-- start --
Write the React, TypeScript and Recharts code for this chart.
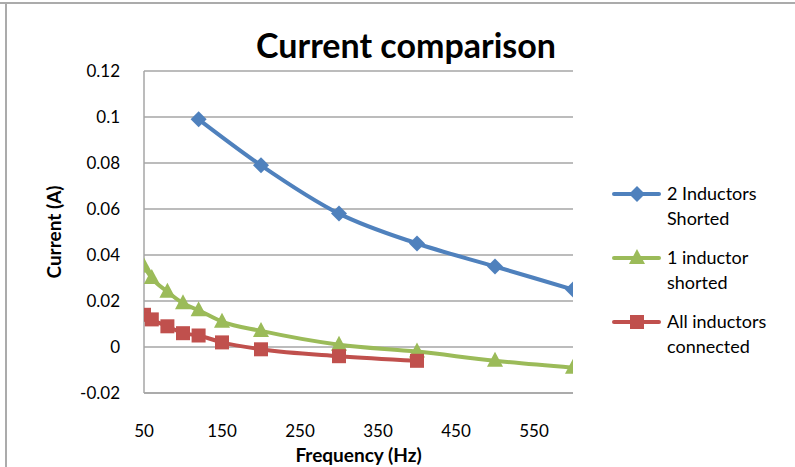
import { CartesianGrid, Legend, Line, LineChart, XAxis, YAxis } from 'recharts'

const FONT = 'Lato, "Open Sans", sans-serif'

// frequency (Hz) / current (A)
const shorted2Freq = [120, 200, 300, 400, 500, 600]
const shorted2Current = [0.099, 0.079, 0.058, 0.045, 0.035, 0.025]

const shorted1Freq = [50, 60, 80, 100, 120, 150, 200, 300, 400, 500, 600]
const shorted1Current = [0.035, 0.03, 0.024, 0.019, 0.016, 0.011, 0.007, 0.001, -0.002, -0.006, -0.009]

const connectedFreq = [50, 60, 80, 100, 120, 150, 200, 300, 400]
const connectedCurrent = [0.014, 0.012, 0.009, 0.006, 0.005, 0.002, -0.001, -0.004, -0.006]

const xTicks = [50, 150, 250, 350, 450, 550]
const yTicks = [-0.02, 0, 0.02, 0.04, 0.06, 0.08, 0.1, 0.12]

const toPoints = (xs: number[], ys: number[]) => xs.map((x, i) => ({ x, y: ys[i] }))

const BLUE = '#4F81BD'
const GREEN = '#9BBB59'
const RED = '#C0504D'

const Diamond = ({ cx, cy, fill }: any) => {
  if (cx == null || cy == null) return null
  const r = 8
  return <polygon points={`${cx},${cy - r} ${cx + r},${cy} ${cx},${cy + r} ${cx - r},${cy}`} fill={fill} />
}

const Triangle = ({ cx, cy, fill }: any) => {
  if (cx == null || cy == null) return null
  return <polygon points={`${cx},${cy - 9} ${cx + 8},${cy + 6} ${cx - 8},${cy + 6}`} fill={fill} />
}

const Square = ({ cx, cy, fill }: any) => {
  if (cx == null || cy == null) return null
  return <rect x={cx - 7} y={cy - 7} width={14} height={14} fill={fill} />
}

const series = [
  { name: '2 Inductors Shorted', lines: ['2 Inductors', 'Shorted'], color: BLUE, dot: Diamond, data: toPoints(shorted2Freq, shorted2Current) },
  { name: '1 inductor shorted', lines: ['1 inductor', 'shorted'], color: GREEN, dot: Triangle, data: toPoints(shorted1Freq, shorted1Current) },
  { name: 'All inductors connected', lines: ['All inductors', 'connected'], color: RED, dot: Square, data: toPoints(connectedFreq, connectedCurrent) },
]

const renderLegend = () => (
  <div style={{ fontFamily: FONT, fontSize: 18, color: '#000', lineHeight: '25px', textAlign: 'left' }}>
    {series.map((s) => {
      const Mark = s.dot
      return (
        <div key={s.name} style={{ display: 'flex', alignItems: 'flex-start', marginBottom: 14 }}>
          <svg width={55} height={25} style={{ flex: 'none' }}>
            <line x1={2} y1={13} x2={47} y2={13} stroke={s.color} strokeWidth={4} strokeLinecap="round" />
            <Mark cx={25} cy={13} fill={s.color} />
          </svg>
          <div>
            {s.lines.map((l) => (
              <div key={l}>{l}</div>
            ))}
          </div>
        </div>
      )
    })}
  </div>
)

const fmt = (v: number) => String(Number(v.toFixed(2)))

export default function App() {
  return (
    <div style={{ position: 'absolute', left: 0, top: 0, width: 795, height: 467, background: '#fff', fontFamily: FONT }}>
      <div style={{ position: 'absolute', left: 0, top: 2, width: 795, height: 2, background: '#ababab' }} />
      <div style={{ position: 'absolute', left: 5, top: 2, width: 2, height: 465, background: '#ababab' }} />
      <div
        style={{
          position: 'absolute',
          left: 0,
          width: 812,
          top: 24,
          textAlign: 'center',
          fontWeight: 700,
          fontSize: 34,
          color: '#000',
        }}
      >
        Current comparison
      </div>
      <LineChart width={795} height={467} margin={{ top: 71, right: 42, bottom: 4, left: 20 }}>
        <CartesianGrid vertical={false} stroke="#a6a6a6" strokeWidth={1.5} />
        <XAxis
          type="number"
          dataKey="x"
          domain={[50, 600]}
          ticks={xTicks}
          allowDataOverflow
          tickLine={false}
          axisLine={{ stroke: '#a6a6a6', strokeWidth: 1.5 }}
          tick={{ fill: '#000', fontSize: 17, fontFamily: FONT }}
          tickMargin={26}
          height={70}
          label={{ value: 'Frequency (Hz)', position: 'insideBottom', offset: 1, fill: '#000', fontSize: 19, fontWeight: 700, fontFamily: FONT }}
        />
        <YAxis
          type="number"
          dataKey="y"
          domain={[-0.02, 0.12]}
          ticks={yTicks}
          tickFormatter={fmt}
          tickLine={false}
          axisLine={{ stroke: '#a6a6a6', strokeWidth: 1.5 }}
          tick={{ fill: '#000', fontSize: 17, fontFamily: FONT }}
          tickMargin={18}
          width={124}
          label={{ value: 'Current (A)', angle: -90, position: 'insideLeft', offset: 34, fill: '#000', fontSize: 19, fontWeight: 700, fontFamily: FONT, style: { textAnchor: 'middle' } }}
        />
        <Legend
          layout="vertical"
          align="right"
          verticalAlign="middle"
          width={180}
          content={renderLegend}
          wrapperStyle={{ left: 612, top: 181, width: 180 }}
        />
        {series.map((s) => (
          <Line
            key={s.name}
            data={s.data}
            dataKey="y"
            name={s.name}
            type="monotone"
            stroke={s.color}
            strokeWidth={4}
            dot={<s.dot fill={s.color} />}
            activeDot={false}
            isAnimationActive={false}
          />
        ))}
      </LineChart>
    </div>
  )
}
-- end --
Reproduce the material above exactly, first line through the line that contains "0.045, 0.035, 0.025]", minus the pictures.

Write the React, TypeScript and Recharts code for this chart.
import { CartesianGrid, Legend, Line, LineChart, XAxis, YAxis } from 'recharts'

const FONT = 'Lato, "Open Sans", sans-serif'

// frequency (Hz) / current (A)
const shorted2Freq = [120, 200, 300, 400, 500, 600]
const shorted2Current = [0.099, 0.079, 0.058, 0.045, 0.035, 0.025]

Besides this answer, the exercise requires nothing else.